The townspeople are not ignorant of the child’s existence, as demonstrated by the fact that at various times they educate the town’s children and others of the child’s existence and some even go to see the child. Those who do not see the child are certainly aware of their existence through the other townspeople. They all understand that perpetuating the child’s pain is the only way to guarantee their joyous way of life. If the majority of folks actively choose to ignore the child’s existence on a daily basis is somewhat unclear, but I suppose it is presumed given their state of utopian joy resulting from the mysterious Faustian bargain. Why some walk away from Omelas I imagine is a result of some of the townspeople’s inability to practice lasting moral distancing that eventually leads them to leave the town, rather than compromise the joy of the entire town. Those who walk away strike me as people who may have experienced some degree of pain or suffering in their lives that perhaps they covered up so as to not draw attention to themselves or remind others about the child’s suffering. Their isolated exits from Omelas makes it unclear as to where they might be headed.


Trying to apply an example of “the child in the room” to a group in our society could yield any number of answers. The most obvious parallels would be anyone who is currently incarcerated or anyone who is disabled. I could also see an argument made for Black women representing the child. However, the lack of clarity around how the child got to the town and was placed in the closet in the first place as well as no clear answer as to who or what kind of figure presented the townspeople with the proposal of lasting joy in return for the child’s eternal suffering makes any parallel to an authority in our society impossible.

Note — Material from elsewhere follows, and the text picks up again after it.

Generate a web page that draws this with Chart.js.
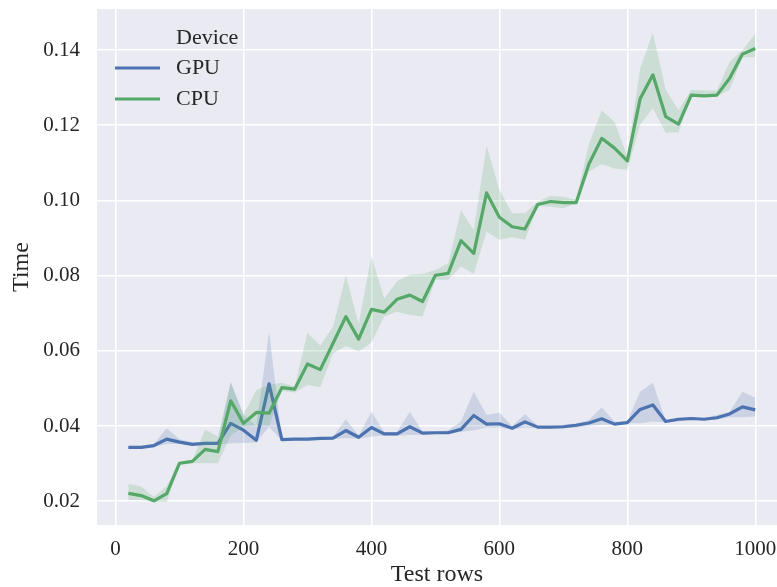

Looking at the question of moral distancing, it’s clear that most people in America consciously ignore a number of “children in the closet.” The prison industrial complex is perhaps the most clear example of this conscious ignorance. Whether or not a case could be made that the majority of Americans consciously traded victims of incarceration for a life of perpetual joy I think is a stretch, given that we inherited the system and the majority of Americans have little to no interaction with the prison system. I also think the joy of the townspeople vs. the suffering of the child is a false binary contained in a confusing fairytale metaphor that lacks the nuance of real life to be able to successfully draw out parallels to our current society.